**YOUR GOAL**
Which lines fall between the line holding "Convert this chart to D3.js code." and the line holding "const xTickYears = [1981,1984,1987,1990,1993,1996,1999];", inclusive? Retype them exactly, without the pictures, and add nothing else.

═════ MATERIAL ═════

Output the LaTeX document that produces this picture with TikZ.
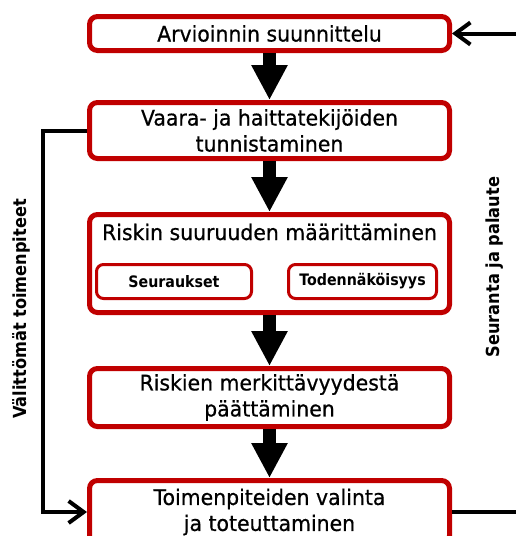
\documentclass[tikz,border=0pt]{standalone}
\usepackage{fontspec}
\setmainfont{DejaVu Sans}
\newfontfamily\stagefont[FakeStretch=0.95,FakeBold=0.6]{DejaVu Sans}
\newfontfamily\labelfont[FakeStretch=0.9,BoldFont={DejaVu Sans Bold}]{DejaVu Sans}
\usetikzlibrary{arrows.meta}
\definecolor{boxred}{RGB}{192,0,0}
\tikzset{
  stage/.style={draw=boxred, line width=5pt, rounded corners=8pt, fill=white,
    minimum width=360pt, inner sep=0pt, align=center,
    font=\stagefont\fontsize{21.5}{26}\selectfont},
  factor/.style={draw=boxred, line width=3pt, rounded corners=7pt, fill=white,
    minimum height=34pt, inner sep=0pt,
    font=\labelfont\fontsize{15.8}{18}\selectfont\bfseries},
  flow/.style={line width=13pt, -{Triangle[width=34pt,length=35pt]}},
  loop/.style={line width=4pt, -{Straight Barb[length=15pt,width=22pt,line width=4pt]}},
  sidelabel/.style={rotate=90, inner sep=0pt, font=\labelfont\fontsize{18}{21}\selectfont\bfseries}
}
\begin{document}
\begin{tikzpicture}[x=1pt,y=-1pt]
\useasboundingbox (0,0) rectangle (516,536);
\fill[white] (0,0) rectangle (516,536);

% process stages
\node[stage, minimum height=34pt] (plan) at (269.5,33.5) {Arvioinnin suunnittelu};
\node[stage, minimum height=56pt] (ident) at (269.5,130.5) {Vaara- ja haittatekijöiden\\tunnistaminen};
\node[stage, minimum height=98pt] (size) at (269.5,263.5) {};
\node[font=\stagefont\fontsize{21.5}{26}\selectfont, inner sep=0pt] (sizetitle) at (269.5,232) {Riskin suuruuden määrittäminen};
\node[factor, minimum width=155pt] (cons) at (174,281.5) {Seuraukset};
\node[factor, minimum width=148pt] (prob) at (362.5,281.5) {Todennäköisyys};
\node[stage, minimum height=58pt] (sig) at (269.5,397.5) {Riskien merkittävyydestä\\päättäminen};
\node[stage, minimum height=63pt] (act) at (269.5,512) {Toimenpiteiden valinta\\ja toteuttaminen};

% main flow
\draw[flow] (plan.south) -- (ident.north);
\draw[flow] (ident.south) -- (size.north);
\draw[flow] (size.south) -- (sig.north);
\draw[flow] (sig.south) -- (act.north);

% immediate actions loop
\coordinate (lt) at (42.5,130.5);
\coordinate (lb) at (42.5,512);
\draw[loop] (ident.west) -- (lt) -- (lb) -- (act.west);
\node[sidelabel] (imm) at (21,309) {Välittömät toimenpiteet};

% monitoring and feedback loop
\coordinate (rb) at (520,512);
\coordinate (rt) at (520,33.5);
\draw[line width=4pt] (act.east) -- (rb);
\draw[loop] (rt) -- (plan.east);
\node[sidelabel] (fb) at (495,267) {Seuranta ja palaute};
\end{tikzpicture}
\end{document}
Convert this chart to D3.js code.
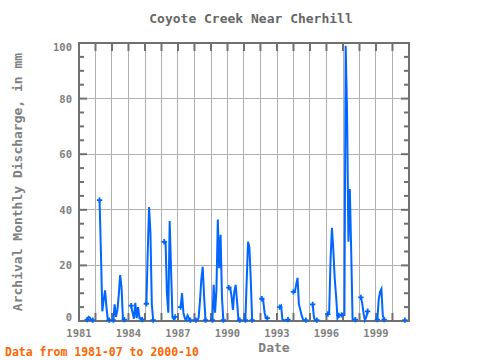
<!DOCTYPE html>
<html><head><meta charset="utf-8">
<script src="https://cdn.jsdelivr.net/npm/d3@7"></script>
<style>body{margin:0;background:#fff}svg{display:block}text{font-family:"DejaVu Sans Mono",monospace}</style>
</head><body>
<script>
// Segment start months and their consecutive monthly values (mm); gaps between segments are missing months
const segStart = ["1981-07","1982-04","1983-02","1984-03","1985-02","1986-03","1987-03","1988-02","1989-02","1990-02","1991-02","1992-02","1993-03","1994-01","1995-03","1996-02","1996-12","1998-02","1999-02","2000-10"];
const segValues = [
  [0.5,1.5,1.2,0.3,0.3],
  [43.5,25,3.5,7.5,11,5,0.3,0.3],
  [0.3,6,1.5,4,9.5,16.5,12,0.5,0.5],
  [5.5,3,0.8,6.5,1,5,1,1,0.5],
  [6.2,24,41,32,6,0.3],
  [28.5,28.5,10,3,36,18.5,1.2,0.7,1.5],
  [5,10,3,1,0.3,2,1,0.3],
  [0.3,0.3,1,7,15,19.5,9,0.3],
  [0.3,13,3,11,36.5,19,31,8.5,0.3],
  [12,12,9,4,10.5,13,7,0.3,0.3],
  [0.3,14,28.5,26.5,14.5,0.3],
  [8,7.5,3,1,1],
  [5,5.5,0.5,0.3,0.3,0.3,0.5],
  [10.5,10.5,13,15.5,6,4,2,0.5,0.3,0.3],
  [6,1,0.3,0.3],
  [2.5,3,22.5,33.5,25.5,15.5,9,1,2],
  [2.2,2.2,2.2,99,75,28.5,47.5,25.5,0.5,0.5,0.5],
  [8.5,6.5,2.8,0.3,1.5,3.5],
  [0.5,7.5,10.5,11.5,2,0.5],
  [0.3]
];
const yTicks = [0,20,40,60,80,100];
const xTickYears = [1981,1984,1987,1990,1993,1996,1999];

const W=480,H=360, L=79, R=409, T=43, B=321;
const svg = d3.select("body").append("svg").attr("width",W).attr("height",H);
const x = d3.scaleTime().domain([new Date(1981,0,1), new Date(2001,0,1)]).range([L,R]);
const y = d3.scaleLinear().domain([0,100]).range([B,T]);
const parse = d3.timeParse("%Y-%m");

const series = segStart.map((s,i)=>{
  const d0 = parse(s);
  return segValues[i].map((v,j)=>({date:d3.timeMonth.offset(d0,j), v}));
});

// grid
const years = d3.range(1982,2001).map(yr=>new Date(yr,0,1));
svg.append("g").selectAll("line").data(years).join("line")
  .attr("x1",d=>x(d)).attr("x2",d=>x(d)).attr("y1",T).attr("y2",B)
  .attr("stroke","#b0b0b0").attr("stroke-width",1).attr("shape-rendering","crispEdges");
svg.append("g").selectAll("line").data([20,40,60,80]).join("line")
  .attr("x1",L).attr("x2",R).attr("y1",d=>y(d)).attr("y2",d=>y(d))
  .attr("stroke","#b0b0b0").attr("stroke-width",1).attr("shape-rendering","crispEdges");

// ticks
const tc="#707070";
const tg=svg.append("g").attr("stroke",tc).attr("stroke-width",2);
years.forEach(d=>{
  tg.append("line").attr("x1",x(d)).attr("x2",x(d)).attr("y1",T).attr("y2",T+8);
  tg.append("line").attr("x1",x(d)).attr("x2",x(d)).attr("y1",B).attr("y2",B-8);
});
d3.range(0,101,5).forEach(v=>{
  const len = v%20===0?8:5;
  tg.append("line").attr("x1",L).attr("x2",L+len).attr("y1",y(v)).attr("y2",y(v));
  tg.append("line").attr("x1",R).attr("x2",R-len).attr("y1",y(v)).attr("y2",y(v));
});
svg.append("rect").attr("x",L).attr("y",T).attr("width",R-L).attr("height",B-T)
  .attr("fill","none").attr("stroke",tc).attr("stroke-width",2);

// data
const blue="#0066ff";
const line = d3.line().x(d=>x(d.date)).y(d=>y(d.v));
const dg = svg.append("g");
series.forEach(seg=>{
  if(seg.length>1) dg.append("path").attr("d",line(seg)).attr("fill","none").attr("stroke",blue).attr("stroke-width",2).attr("stroke-linejoin","miter");
  const ends = seg.length>1?[seg[0],seg[seg.length-1]]:[seg[0]];
  ends.forEach(p=>{
    dg.append("path").attr("d",d3.symbol(d3.symbolCross,16)())
      .attr("transform",`translate(${x(p.date)},${y(p.v)})`).attr("fill",blue);
  });
});

// labels
const lc="#808080";
svg.append("g").selectAll("text").data(yTicks).join("text")
  .attr("x",72).attr("y",d=>y(d)+4+(d===100?4:0)+(d===0?-4:0))
  .attr("text-anchor","end").attr("fill",lc).attr("font-size",10.5).attr("font-weight","bold").text(d=>d);
svg.append("g").selectAll("text").data(xTickYears).join("text")
  .attr("x",d=>x(new Date(d,0,1))).attr("y",337)
  .attr("text-anchor","middle").attr("fill",lc).attr("font-size",10.5).attr("font-weight","bold").text(d=>d);
svg.append("text").attr("x",251).attr("y",23).attr("text-anchor","middle").attr("fill","#666")
  .attr("font-size",13).attr("font-weight","bold").text("Coyote Creek Near Cherhill");
svg.append("text").attr("x",274).attr("y",352).attr("text-anchor","middle").attr("fill",lc)
  .attr("font-size",13).attr("font-weight","bold").text("Date");
svg.append("text").attr("transform","translate(21.5,182) rotate(-90)").attr("text-anchor","middle").attr("fill",lc)
  .attr("font-size",13).attr("font-weight","bold").text("Archival Monthly Discharge, in mm");
svg.append("text").attr("x",5).attr("y",356).attr("fill","#ff6600")
  .attr("font-size",11.5).attr("font-weight","bold").text("Data from 1981-07 to 2000-10");
</script>
</body></html>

═════

**FULL RESPONSE**
Convert this chart to D3.js code.
<!DOCTYPE html>
<html><head><meta charset="utf-8">
<script src="https://cdn.jsdelivr.net/npm/d3@7"></script>
<style>body{margin:0;background:#fff}svg{display:block}text{font-family:"DejaVu Sans Mono",monospace}</style>
</head><body>
<script>
// Segment start months and their consecutive monthly values (mm); gaps between segments are missing months
const segStart = ["1981-07","1982-04","1983-02","1984-03","1985-02","1986-03","1987-03","1988-02","1989-02","1990-02","1991-02","1992-02","1993-03","1994-01","1995-03","1996-02","1996-12","1998-02","1999-02","2000-10"];
const segValues = [
  [0.5,1.5,1.2,0.3,0.3],
  [43.5,25,3.5,7.5,11,5,0.3,0.3],
  [0.3,6,1.5,4,9.5,16.5,12,0.5,0.5],
  [5.5,3,0.8,6.5,1,5,1,1,0.5],
  [6.2,24,41,32,6,0.3],
  [28.5,28.5,10,3,36,18.5,1.2,0.7,1.5],
  [5,10,3,1,0.3,2,1,0.3],
  [0.3,0.3,1,7,15,19.5,9,0.3],
  [0.3,13,3,11,36.5,19,31,8.5,0.3],
  [12,12,9,4,10.5,13,7,0.3,0.3],
  [0.3,14,28.5,26.5,14.5,0.3],
  [8,7.5,3,1,1],
  [5,5.5,0.5,0.3,0.3,0.3,0.5],
  [10.5,10.5,13,15.5,6,4,2,0.5,0.3,0.3],
  [6,1,0.3,0.3],
  [2.5,3,22.5,33.5,25.5,15.5,9,1,2],
  [2.2,2.2,2.2,99,75,28.5,47.5,25.5,0.5,0.5,0.5],
  [8.5,6.5,2.8,0.3,1.5,3.5],
  [0.5,7.5,10.5,11.5,2,0.5],
  [0.3]
];
const yTicks = [0,20,40,60,80,100];
const xTickYears = [1981,1984,1987,1990,1993,1996,1999];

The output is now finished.